Consumer Concern #4 - Environment
A study conducted at Cornell University raised concerns about the effects on Monarch butterfly larvae. Researchers reported that when butterfly larvae eat only pollen from Bt corn, many of them died or failed to thrive. In response to that laboratory study, more assessment was done.
This close look indicates that in nature, most milkweed doesn’t grow close enough to cornfields to be exposed to significant amounts of corn pollen. Also, Monarch larvae feed primarily on milkweed & preferentially eat milkweed without corn pollen. Furthermore, the vast majority of Bt corn now grown in the U.S. does not produce pollen that kills Monarch butterflies, so experts conclude that the risk to Monarch populations from Bt corn is low.
Greater threats to Monarch butterflies are the use of externally applied Bt and destruction of wildlife habitats by humans. Pesticides are also more likely to harm non-target insects besides the Monarch butterfly because they get into the soil and may be carried by water to non-farmland areas (2).
Resistance to Changes by 'Pests'
Through the natural process of genetic change and adaptation, it is always possible for an insect population or a plant disease strain to build up resistance to a chemical insecticide or fungicide, to a protective trait in a plant, or to any number of the techniques used to fight plant pests.
Gene products for pest control are usually more target-specific than pesticides - like vaccines compared to antibiotics.
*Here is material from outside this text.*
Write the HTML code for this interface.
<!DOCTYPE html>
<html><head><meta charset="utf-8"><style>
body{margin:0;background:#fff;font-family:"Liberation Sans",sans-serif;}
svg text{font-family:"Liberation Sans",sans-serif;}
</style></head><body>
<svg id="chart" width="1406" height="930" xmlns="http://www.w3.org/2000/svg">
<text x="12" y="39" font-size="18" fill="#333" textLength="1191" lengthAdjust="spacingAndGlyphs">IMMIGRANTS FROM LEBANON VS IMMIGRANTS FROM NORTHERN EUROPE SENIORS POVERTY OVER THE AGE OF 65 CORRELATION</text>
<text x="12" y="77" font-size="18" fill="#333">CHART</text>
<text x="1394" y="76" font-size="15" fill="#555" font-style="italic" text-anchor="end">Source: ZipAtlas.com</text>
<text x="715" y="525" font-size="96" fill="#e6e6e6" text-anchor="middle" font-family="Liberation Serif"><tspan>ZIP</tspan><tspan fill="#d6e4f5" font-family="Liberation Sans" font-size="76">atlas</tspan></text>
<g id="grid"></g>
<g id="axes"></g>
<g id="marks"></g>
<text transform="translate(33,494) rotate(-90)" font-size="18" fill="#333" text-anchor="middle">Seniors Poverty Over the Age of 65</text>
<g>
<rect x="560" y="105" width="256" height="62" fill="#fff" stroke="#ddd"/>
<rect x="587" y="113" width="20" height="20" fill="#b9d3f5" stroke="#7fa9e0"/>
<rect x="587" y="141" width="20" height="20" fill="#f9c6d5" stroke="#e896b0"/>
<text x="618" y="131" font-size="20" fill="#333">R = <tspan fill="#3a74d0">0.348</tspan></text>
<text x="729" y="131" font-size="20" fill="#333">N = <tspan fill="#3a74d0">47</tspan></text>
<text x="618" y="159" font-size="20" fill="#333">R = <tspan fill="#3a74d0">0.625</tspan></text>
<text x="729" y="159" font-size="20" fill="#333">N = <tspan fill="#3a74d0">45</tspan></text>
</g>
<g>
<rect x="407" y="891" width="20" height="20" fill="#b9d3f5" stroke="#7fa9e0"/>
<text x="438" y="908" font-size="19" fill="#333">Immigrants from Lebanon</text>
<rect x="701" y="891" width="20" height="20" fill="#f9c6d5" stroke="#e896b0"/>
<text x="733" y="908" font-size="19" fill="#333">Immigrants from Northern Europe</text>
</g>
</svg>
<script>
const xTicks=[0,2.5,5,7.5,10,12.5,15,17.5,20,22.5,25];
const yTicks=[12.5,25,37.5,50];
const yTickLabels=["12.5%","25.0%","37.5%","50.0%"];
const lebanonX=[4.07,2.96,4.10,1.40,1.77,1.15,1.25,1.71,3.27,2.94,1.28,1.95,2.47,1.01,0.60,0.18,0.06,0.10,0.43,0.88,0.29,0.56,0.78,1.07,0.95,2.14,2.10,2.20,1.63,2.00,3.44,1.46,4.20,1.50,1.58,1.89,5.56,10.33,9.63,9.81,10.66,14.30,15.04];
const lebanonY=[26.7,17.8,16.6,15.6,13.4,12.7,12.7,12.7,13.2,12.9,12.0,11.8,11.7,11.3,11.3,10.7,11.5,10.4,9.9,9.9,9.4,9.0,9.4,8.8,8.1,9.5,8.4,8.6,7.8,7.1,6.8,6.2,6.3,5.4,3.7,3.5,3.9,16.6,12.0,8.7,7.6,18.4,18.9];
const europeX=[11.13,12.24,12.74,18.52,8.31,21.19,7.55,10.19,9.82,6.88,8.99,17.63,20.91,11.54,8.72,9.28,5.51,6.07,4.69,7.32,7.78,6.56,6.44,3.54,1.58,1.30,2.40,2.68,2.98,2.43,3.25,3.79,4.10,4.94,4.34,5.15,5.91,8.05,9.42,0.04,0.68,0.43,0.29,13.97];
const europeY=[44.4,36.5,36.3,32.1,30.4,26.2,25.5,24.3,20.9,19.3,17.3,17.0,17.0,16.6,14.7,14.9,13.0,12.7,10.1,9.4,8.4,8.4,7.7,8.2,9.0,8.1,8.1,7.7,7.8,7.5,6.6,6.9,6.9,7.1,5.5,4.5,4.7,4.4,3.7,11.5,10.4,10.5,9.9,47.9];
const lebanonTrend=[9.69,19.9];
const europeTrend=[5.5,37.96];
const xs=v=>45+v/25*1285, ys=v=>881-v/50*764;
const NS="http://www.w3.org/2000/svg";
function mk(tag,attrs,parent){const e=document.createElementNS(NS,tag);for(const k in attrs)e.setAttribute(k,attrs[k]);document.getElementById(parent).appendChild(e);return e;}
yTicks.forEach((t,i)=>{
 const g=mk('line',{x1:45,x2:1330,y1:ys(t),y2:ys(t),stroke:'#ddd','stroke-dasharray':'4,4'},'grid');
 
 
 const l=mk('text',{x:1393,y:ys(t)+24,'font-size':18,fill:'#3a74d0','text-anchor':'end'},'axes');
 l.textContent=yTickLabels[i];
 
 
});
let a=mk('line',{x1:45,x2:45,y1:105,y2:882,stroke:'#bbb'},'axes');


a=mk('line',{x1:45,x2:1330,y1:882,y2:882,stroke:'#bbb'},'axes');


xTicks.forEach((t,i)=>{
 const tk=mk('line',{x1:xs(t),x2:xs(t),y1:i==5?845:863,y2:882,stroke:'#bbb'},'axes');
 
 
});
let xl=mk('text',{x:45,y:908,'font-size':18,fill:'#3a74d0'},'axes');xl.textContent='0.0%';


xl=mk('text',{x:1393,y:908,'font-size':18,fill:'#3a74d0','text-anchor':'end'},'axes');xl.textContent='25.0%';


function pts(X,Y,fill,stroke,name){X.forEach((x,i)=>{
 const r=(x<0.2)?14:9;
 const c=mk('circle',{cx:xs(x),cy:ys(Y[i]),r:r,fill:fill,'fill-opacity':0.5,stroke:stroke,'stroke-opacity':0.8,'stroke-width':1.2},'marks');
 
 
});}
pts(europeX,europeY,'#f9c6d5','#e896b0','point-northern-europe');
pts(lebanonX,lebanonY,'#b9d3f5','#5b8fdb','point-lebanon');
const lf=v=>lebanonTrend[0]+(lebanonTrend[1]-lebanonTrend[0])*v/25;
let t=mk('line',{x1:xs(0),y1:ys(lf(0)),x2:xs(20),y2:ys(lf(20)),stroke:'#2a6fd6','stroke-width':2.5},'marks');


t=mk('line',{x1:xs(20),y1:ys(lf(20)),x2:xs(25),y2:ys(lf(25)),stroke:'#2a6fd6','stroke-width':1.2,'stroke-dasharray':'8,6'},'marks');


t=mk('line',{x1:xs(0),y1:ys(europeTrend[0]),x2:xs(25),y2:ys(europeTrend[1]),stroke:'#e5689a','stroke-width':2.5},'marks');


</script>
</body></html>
For example, Bt corn kills almost 100 percent of the corn borer and corn earworm, but traditional pesticides do not because these pests burrow into plants, where sprays cannot penetrate. The greater the number to pests that survive exposure to a pesticide, the greater the chance they will develop resistance. The pest-control mechanisms provided by genes tend to kill only insects that chew on the plant, not those in the plant’s vicinity. Externally applied pesticides kill both pests and innocent and often beneficial insects that are in the field.
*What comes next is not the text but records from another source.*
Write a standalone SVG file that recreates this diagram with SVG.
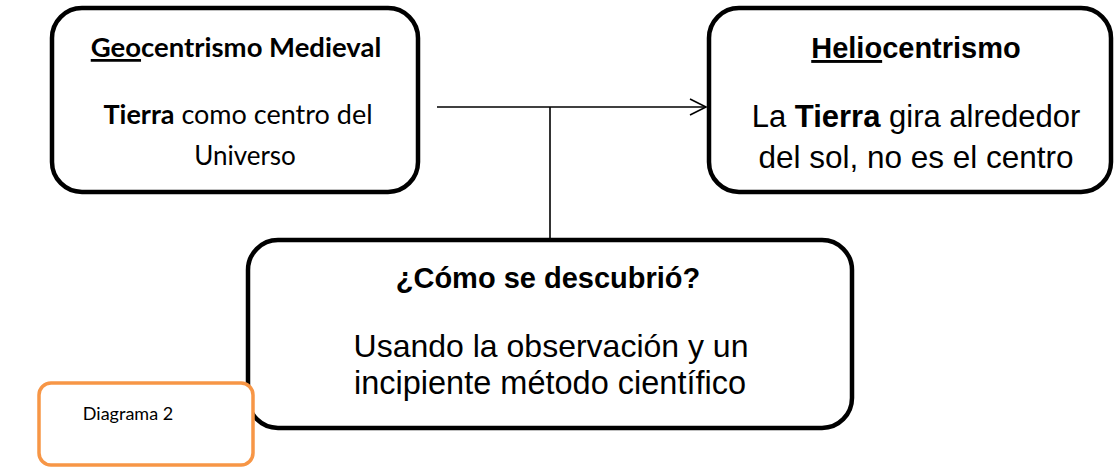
<svg xmlns="http://www.w3.org/2000/svg" width="1114" height="467" viewBox="0 0 1114 467">
<style>
.box{fill:#fff;stroke:#000;stroke-width:4.5}
.c{font-family:Lato,"Liberation Sans",sans-serif;fill:#000;text-anchor:middle}
.g{font-family:"Liberation Sans",Arial,sans-serif;fill:#000;text-anchor:middle}
.b{font-weight:bold}
.u{text-decoration:underline}
.conn{stroke:#000;stroke-width:1.6;fill:none}
</style>
<defs>
<marker id="arr" viewBox="0 0 20 20" refX="18" refY="10" markerWidth="20" markerHeight="20" markerUnits="userSpaceOnUse" orient="auto">
<path d="M2 2 L18 10 L2 18" fill="none" stroke="#000" stroke-width="1.6"/>
</marker>
</defs>
<g id="connectors">
<line class="conn" x1="437" y1="107" x2="706" y2="107" marker-end="url(#arr)"/>
<line class="conn" x1="550" y1="107" x2="550" y2="240"/>
</g>
<g id="geocentrismo">
<rect class="box" x="52" y="8" width="366" height="184" rx="30"/>
<text class="c b" x="236" y="57" font-size="27.5"><tspan class="u">Geo</tspan>centrismo Medieval</text>
<text class="c" x="238" y="124" font-size="27"><tspan class="b">Tierra</tspan> como centro del</text>
<text class="c" x="245" y="165" font-size="26">Universo</text>
</g>
<g id="heliocentrismo">
<rect class="box" x="709" y="8" width="402" height="184" rx="30"/>
<text class="g b" x="916" y="58" font-size="29"><tspan class="u">Helio</tspan>centrismo</text>
<text class="g" x="916" y="127" font-size="31">La <tspan class="b">Tierra</tspan> gira alrededor</text>
<text class="g" x="916" y="168" font-size="31.5">del sol, no es el centro</text>
</g>
<g id="descubrio">
<rect class="box" x="248" y="240" width="604" height="188" rx="30"/>
<text class="g b" x="548" y="288" font-size="29">¿Cómo se descubrió?</text>
<text class="g" x="551" y="357" font-size="32">Usando la observación y un</text>
<text class="g" x="550" y="394" font-size="32.5">incipiente método científico</text>
</g>
<g id="diagrama2">
<rect x="39" y="383" width="214" height="82" rx="12" fill="#fff" stroke="#F79646" stroke-width="3.5"/>
<text class="c" x="128" y="420" font-size="18">Diagrama 2</text>
</g>
</svg>
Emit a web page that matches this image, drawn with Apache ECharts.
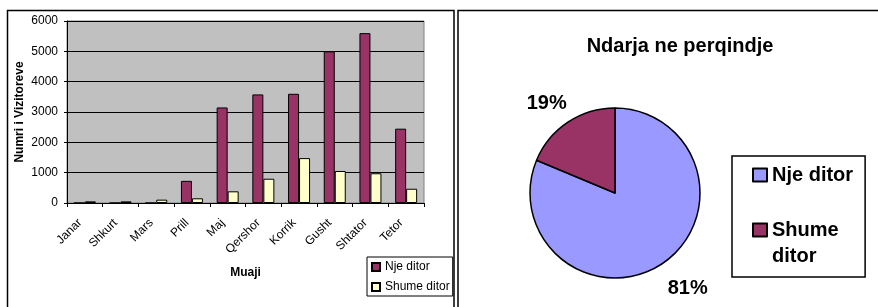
<!DOCTYPE html>
<html>
<head>
<meta charset="utf-8">
<script src="https://cdn.jsdelivr.net/npm/echarts@6/dist/echarts.min.js"></script>
<style>
  html, body { margin: 0; padding: 0; background: #fff; overflow: hidden; }
  #bar { position: absolute; left: 0; top: 0; width: 456px; height: 307px; }
  #pie { position: absolute; left: 456px; top: 0; width: 422px; height: 307px; }
</style>
</head>
<body>
<div id="bar"></div>
<div id="pie"></div>
<script>
  // data
  const months = ['Janar', 'Shkurt', 'Mars', 'Prill', 'Maj', 'Qershor', 'Korrik', 'Gusht', 'Shtator', 'Tetor']
  const njeDitor = [0, 0, 0, 730, 3150, 3580, 3600, 5000, 5600, 2450]
  const shumeDitor = [55, 55, 110, 155, 385, 800, 1480, 1055, 980, 470]
  const seriesNames = ['Nje ditor', 'Shume ditor']

  const font = 'Arial, "Liberation Sans", sans-serif'
  const colors = {nje: '#993366', shume: '#FFFFCC', njePie: '#9999FF'}

  // bar chart (left)
  const bar = echarts.init(document.getElementById('bar'))
  bar.setOption({
    animation: false,
    textStyle: {fontFamily: font},
    graphic: [{
      type: 'rect',
      shape: {x: 7.5, y: 10.5, width: 446.5, height: 320},
      style: {fill: 'none', stroke: '#000', lineWidth: 1.5},
      z: 100
    }],
    grid: {
      left: 67, right: 32, top: 21, bottom: 104,
      show: true,
      backgroundColor: '#C0C0C0',
      borderColor: '#808080',
      borderWidth: 1
    },
    legend: {
      data: seriesNames,
      icon: 'rect',
      orient: 'vertical',
      left: 367, top: 257,
      padding: [3, 3, 2, 4],
      itemGap: 6,
      itemWidth: 8, itemHeight: 8,
      backgroundColor: '#fff',
      borderColor: '#000', borderWidth: 1,
      textStyle: {fontFamily: font, fontSize: 12, color: '#000', lineHeight: 14}
    },
    xAxis: {
      type: 'category',
      data: months,
      name: 'Muaji',
      nameLocation: 'middle',
      nameGap: 64,
      nameMoveOverlap: false,
      nameTextStyle: {fontFamily: font, fontSize: 12, fontWeight: 'bold', color: '#000'},
      axisLine: {lineStyle: {color: '#000', width: 1}},
      axisTick: {show: true, length: 4, lineStyle: {color: '#000'}},
      axisLabel: {
        rotate: 45, interval: 0, margin: 13,
        fontFamily: font, fontSize: 12, color: '#000',
        padding: [0, 7, 0, 0]
      }
    },
    yAxis: {
      type: 'value',
      min: 0, max: 6000, interval: 1000,
      name: 'Numri i Vizitoreve',
      nameLocation: 'middle',
      nameRotate: 90,
      nameGap: 41,
      nameMoveOverlap: false,
      nameTextStyle: {fontFamily: font, fontSize: 12, fontWeight: 'bold', color: '#000'},
      axisLine: {show: true, lineStyle: {color: '#000', width: 1}},
      axisTick: {show: true, length: 3, lineStyle: {color: '#000'}},
      axisLabel: {fontFamily: font, fontSize: 12, color: '#000', margin: 9, formatter: v => String(v)},
      splitLine: {lineStyle: {color: '#000', width: 1}}
    },
    series: [{
      name: seriesNames[0],
      type: 'bar',
      data: njeDitor,
      barWidth: 11,
      barGap: '0%',
      itemStyle: {color: colors.nje, borderColor: '#000', borderWidth: 1}
    }, {
      name: seriesNames[1],
      type: 'bar',
      data: shumeDitor,
      barWidth: 11,
      barGap: '0%',
      itemStyle: {color: colors.shume, borderColor: '#000', borderWidth: 1}
    }]
  })

  // pie chart (right): totals of the two series
  const sum = arr => arr.reduce((a, b) => a + b, 0)
  const pieData = [
    {name: seriesNames[0], value: sum(njeDitor), itemStyle: {color: colors.njePie}, labelLine: {length: 30}},
    {name: seriesNames[1], value: sum(shumeDitor), itemStyle: {color: colors.nje}, labelLine: {length: 22}}
  ]

  const pie = echarts.init(document.getElementById('pie'))
  pie.setOption({
    animation: false,
    textStyle: {fontFamily: font},
    graphic: [{
      type: 'rect',
      shape: {x: 2, y: 10.5, width: 430, height: 320},
      style: {fill: 'none', stroke: '#000', lineWidth: 1.5},
      z: 100
    }],
    title: {
      text: 'Ndarja ne perqindje',
      left: 219, top: 31,
      textAlign: 'center',
      textStyle: {fontFamily: font, fontSize: 20, fontWeight: 'bold', color: '#000'}
    },
    legend: {
      data: seriesNames,
      // the long name wraps in two lines, its box sitting by the first one
      formatter: name => name === 'Shume ditor' ? '\nShume\nditor' : name,
      icon: 'rect',
      orient: 'vertical',
      left: 276, top: 156,
      padding: [6, 12, 8, 20],
      itemGap: 3,
      itemWidth: 14, itemHeight: 13,
      borderColor: '#000', borderWidth: 1.5,
      textStyle: {fontFamily: font, fontSize: 20, fontWeight: 'bold', color: '#000', lineHeight: 26}
    },
    series: [{
      type: 'pie',
      center: [159, 193],
      radius: 85,
      startAngle: 90,
      clockwise: true,
      avoidLabelOverlap: false,
      data: pieData,
      itemStyle: {borderColor: '#000', borderWidth: 1.5},
      label: {
        show: true,
        position: 'outside',
        formatter: p => Math.round(p.percent) + '%',
        fontFamily: font, fontSize: 20, fontWeight: 'bold', color: '#000',
        distanceToLabelLine: -11
      },
      labelLine: {show: false, length: 26, length2: 0}
    }]
  })
</script>
</body>
</html>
Traditional pesticides have been brought to market for decades without plans in place to delay resistance. By contrast, years of research to minimize resistance has accompanied the introduction of plants modified through biotechnology.
Weed Resistance to Biotech Crops: 'Super-weeds'
The likelihood that transgenes will spread can be different for each crop in each area of the world. Gene movement depends on several factors:
- The pollination strategy of the crop
- The presence of compatible crop plants or wild relatives in the area
- The overlap of flowering times
Self-pollinating plants, such as soybeans and wheat, are less likely to spread their transgenes than cross-pollinating plants such as corn and beets. Gene movement from crop to weed through pollen transfer has been demonstrated for both wild mustards in canola and jointed goatgrass in wheat. To reduce the risk of creating 'super-weeds' it has been proposed to include linking herbicide-resistance genes to other genes which are harmless to the crop but damaging to the weed, so that the offspring of the weed that acquired the herbicide-resistance gene would not survive. Thus, spread of the herbicide resistance gene through the weed population would cease.
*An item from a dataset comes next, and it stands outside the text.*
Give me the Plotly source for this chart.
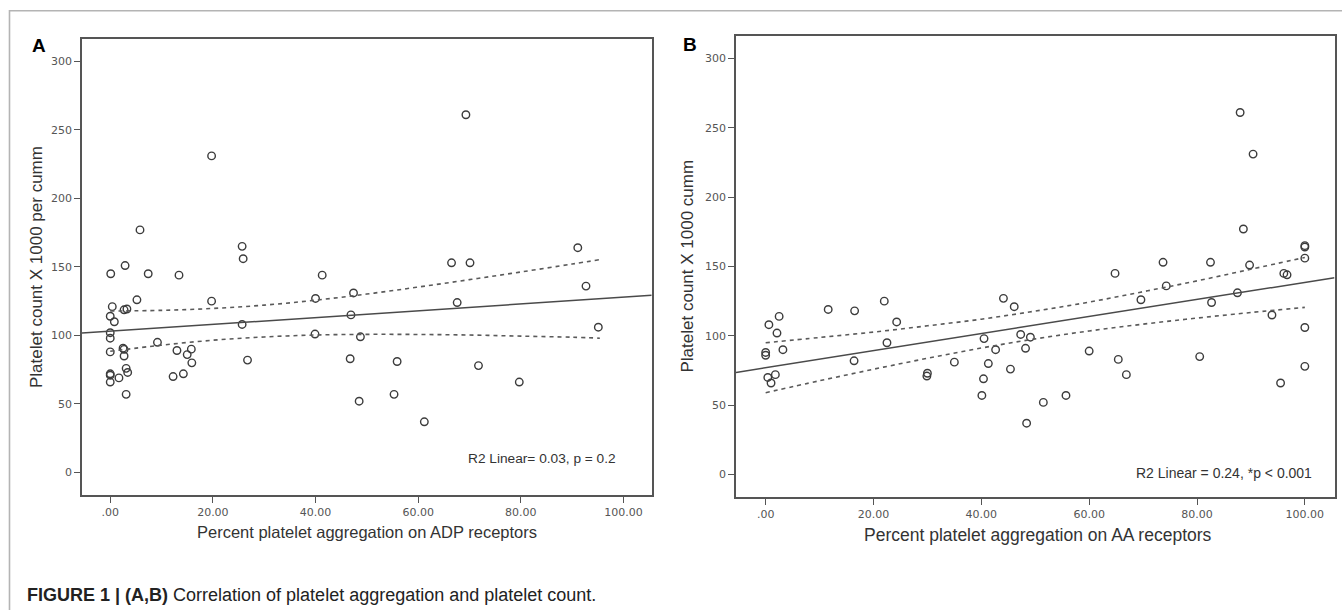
import plotly.graph_objects as go

# ---------------- data ----------------
adp_x = [69.3, 19.75, 5.8, 25.7, 25.9, 91.1, 66.5, 70.1, 0.1, 2.9, 7.4, 13.4, 41.3, 92.7,
         47.4, 40.0, 5.2, 19.75, 67.6, 0.4, 2.7, 3.25, 0.0, 0.8, 46.9, 25.7, 95.1, 0.0,
         0.0, 39.9, 48.75, 9.2, 0.0, 2.5, 2.7, 13.0, 15.8, 15.0, 2.7, 15.9, 26.75, 46.75,
         55.9, 3.1, 3.4, 0.0, 0.0, 1.7, 0.0, 12.25, 14.25, 71.75, 79.7, 3.1, 55.3, 48.5, 61.2]
adp_y = [261, 231, 177, 165, 156, 164, 153, 153, 145, 151, 145, 144, 144, 136,
         131, 127, 126, 125, 124, 121, 118.7, 119.3, 114, 110, 115, 108, 106, 102,
         98, 101, 99, 95, 88, 90.7, 89.8, 89, 90, 86, 85, 80, 82, 83,
         81, 76, 73, 72, 71, 69, 66, 70, 72, 78, 66, 57, 57, 52, 37]

aa_x = [88.0, 90.4, 88.6, 100.0, 100.0, 100.0, 64.8, 73.7, 82.5, 89.75, 96.1, 96.7, 74.3,
        87.5, 69.6, 82.7, 93.9, 100.0, 100.0, 95.5, 80.5, 44.1, 46.1, 40.5, 47.3, 49.1,
        48.2, 42.65, 41.3, 45.4, 40.4, 40.1, 51.5, 48.4, 55.7, 60.0, 65.4, 66.9, 11.6,
        16.5, 22.0, 24.3, 22.5, 16.4, 29.9, 30.0, 35.0, 0.6, 2.5, 2.1, 3.2, 0.0, 0.0,
        0.4, 1.8, 1.0]
aa_y = [261, 231, 177, 165, 164, 156, 145, 153, 153, 151, 145, 144, 136,
        131, 126, 124, 115, 106, 78, 66, 85, 127, 121, 98, 101, 99,
        91, 90, 80, 76, 69, 57, 52, 37, 57, 89, 83, 72, 119,
        118, 125, 110, 95, 82, 71, 73, 81, 108, 114, 102, 90, 88, 86,
        70, 72, 66]

# fitted lines (intercept, slope)
fit_a = (103.1, 0.248)
fit_b = (77.0, 0.615)

# 95% confidence band
ci_a_x = [0, 10, 20, 30, 40, 50, 60, 70, 80, 90, 95.4]
ci_a_up = [117.8, 118.3, 119.7, 122.1, 125.7, 130.2, 135.3, 140.7, 146.3, 152.1, 155.3]
ci_a_lo = [88.4, 92.9, 96.5, 98.9, 100.3, 100.8, 100.7, 100.3, 99.5, 98.7, 98.0]

ci_b_x = [0, 10, 20, 30, 40, 50, 60, 70, 80, 90, 100]
ci_b_up = [95.0, 98.8, 102.7, 107.2, 112.0, 117.8, 124.3, 131.8, 139.6, 148.0, 156.5]
ci_b_lo = [59.0, 67.6, 75.9, 83.8, 91.2, 97.8, 103.5, 108.4, 112.8, 116.8, 120.5]

x_ticks = [0, 20, 40, 60, 80, 100]
x_tick_text = [".00", "20.00", "40.00", "60.00", "80.00", "100.00"]
y_ticks = [0, 50, 100, 150, 200, 250, 300]

XR = [-5.5, 105.5]
YR = [-16.2, 316.5]

W, H = 1342, 610
INK = "#3c3c3c"
FONT = "Liberation Sans, Arial"

fig = go.Figure()


def add_panel(xs, ys, fit, cx, up, lo, xa, ya):
    fig.add_trace(go.Scatter(x=xs, y=ys, mode="markers", xaxis=xa, yaxis=ya,
                             marker=dict(symbol="circle-open", size=7.5, color=INK,
                                         line=dict(color=INK, width=1.4)),
                             showlegend=False, hoverinfo="x+y"))
    fx = XR
    fy = [fit[0] + fit[1] * v for v in fx]
    fig.add_trace(go.Scatter(x=fx, y=fy, mode="lines", xaxis=xa, yaxis=ya,
                             line=dict(color="#4a4a4a", width=1.5),
                             showlegend=False, hoverinfo="skip"))
    for band in (up, lo):
        fig.add_trace(go.Scatter(x=cx, y=band, mode="lines", xaxis=xa, yaxis=ya,
                                 line=dict(color="#5a5a5a", width=1.6, dash="4px,4px",
                                           shape="spline"),
                                 showlegend=False, hoverinfo="skip"))


add_panel(adp_x, adp_y, fit_a, ci_a_x, ci_a_up, ci_a_lo, "x", "y")
add_panel(aa_x, aa_y, fit_b, ci_b_x, ci_b_up, ci_b_lo, "x2", "y2")

axis_common = dict(showgrid=False, zeroline=False, showline=True, linecolor="#555",
                   linewidth=1.6, mirror=True, ticks="outside", ticklen=6,
                   tickwidth=1.4, tickcolor="#555",
                   tickfont=dict(family="DejaVu Sans", size=11, color="#555"))


def tfont(size):
    return dict(family=FONT, size=size, color="#333")


fig.update_layout(
    width=W, height=H, margin=dict(l=0, r=0, t=0, b=0),
    paper_bgcolor="white", plot_bgcolor="white",
    xaxis=dict(domain=[82 / W, 651.7 / W], range=XR, tickvals=x_ticks,
               ticktext=x_tick_text, anchor="y", **axis_common),
    yaxis=dict(domain=[1 - 494.7 / H, 1 - 38.7 / H], range=YR, tickvals=y_ticks,
               anchor="x", **axis_common),
    xaxis2=dict(domain=[736 / W, 1334.5 / W], range=XR, tickvals=x_ticks,
                ticktext=x_tick_text, anchor="y2", **axis_common),
    yaxis2=dict(domain=[1 - 497 / H, 1 - 35.5 / H], range=YR, tickvals=y_ticks,
                anchor="x2", **axis_common),
)

ann = []
# panel letters
ann.append(dict(text="<b>A</b>", x=30 / W, y=1 - 46 / H, xref="paper", yref="paper",
                xanchor="left", yanchor="middle", showarrow=False,
                font=dict(family=FONT, size=19, color="black")))
ann.append(dict(text="<b>B</b>", x=681 / W, y=1 - 45 / H, xref="paper", yref="paper",
                xanchor="left", yanchor="middle", showarrow=False,
                font=dict(family=FONT, size=19, color="black")))
# axis titles
ann.append(dict(text="Platelet count X 1000 per cumm", x=36 / W, y=1 - 267 / H,
                xref="paper", yref="paper", textangle=-90, showarrow=False,
                xanchor="center", yanchor="middle", font=tfont(17)))
ann.append(dict(text="Platelet count X 1000 cumm", x=687 / W, y=1 - 266.5 / H,
                xref="paper", yref="paper", textangle=-90, showarrow=False,
                xanchor="center", yanchor="middle", font=tfont(17)))
ann.append(dict(text="Percent platelet aggregation on ADP receptors", x=367 / W,
                y=1 - 532 / H, xref="paper", yref="paper", showarrow=False,
                xanchor="center", yanchor="middle", font=tfont(16.5)))
ann.append(dict(text="Percent platelet aggregation on AA receptors", x=1037.7 / W,
                y=1 - 535 / H, xref="paper", yref="paper", showarrow=False,
                xanchor="center", yanchor="middle", font=tfont(17.5)))
# R2 notes
ann.append(dict(text="R2 Linear= 0.03, p = 0.2", x=99.0, y=10.2, xref="x", yref="y",
                xanchor="right", yanchor="middle", showarrow=False, font=tfont(13.7)))
ann.append(dict(text="R2 Linear = 0.24, *p < 0.001", x=101.7, y=1.0, xref="x2", yref="y2",
                xanchor="right", yanchor="middle", showarrow=False, font=tfont(14)))
# caption
ann.append(dict(text="<b>FIGURE 1 | (A,B)</b> Correlation of platelet aggregation and platelet count.",
                x=25 / W, y=1 - 595 / H, xref="paper", yref="paper", xanchor="left",
                yanchor="middle", showarrow=False,
                font=dict(family=FONT, size=18, color="#222")))
fig.update_layout(annotations=ann)

# outer figure frame
fig.add_shape(type="rect", xref="paper", yref="paper", x0=9.5 / W, y0=-0.05,
              x1=1.05, y1=1 - 10.8 / H, line=dict(color="#b4b4b4", width=1.6),
              fillcolor="rgba(0,0,0,0)", layer="below")

fig.write_html("out.html", config={"displayModeBar": False},
               post_script="document.body.style.margin='0';document.body.style.overflow='hidden';")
Outcrossing, the unintentional breeding of a domestic crop with a related plant, is considered by the USDA’s Animal and Plant Health Inspection Service (APHIS) during review of new plant varieties. The agency ensures that herbicide-tolerant or pest-resistant plants do not become plant pests themselves by outcrossing to weedy relatives. New transgenic crops will need to be evaluated on a case-by-case basis, with respect to the potential for crop-to-weed gene flow for each species in each geographical location.
Like traditionally bred plants, genetically modified plants cannot transfer traits into unrelated species in nature. If transfer of the new trait to the weed could be problematic, APHIS has the authority to halt field trials or further development of the proposed new variety. It is also important to remember that traditionally bred plants also have the potential to create weeds (2).
It is important to remember that crops produced through biotechnology are also regulated by the U.S. Department of Agriculture (USDA) and the Environmental Protection Agency (EPA). The EPA has oversight for pesticidal properties of plants developed through biotechnology. EPA has also implemented insect resistance management requirements for biotech crops, and are required for approvals of insect-protected plant varieties(2, 9). So biotech crops, foods, and products are subjected to a wide array of environmental laws, as well as state and local regulations and standards.
What is one consumer concern regarding the environment, and how has the EPA addressed that concern?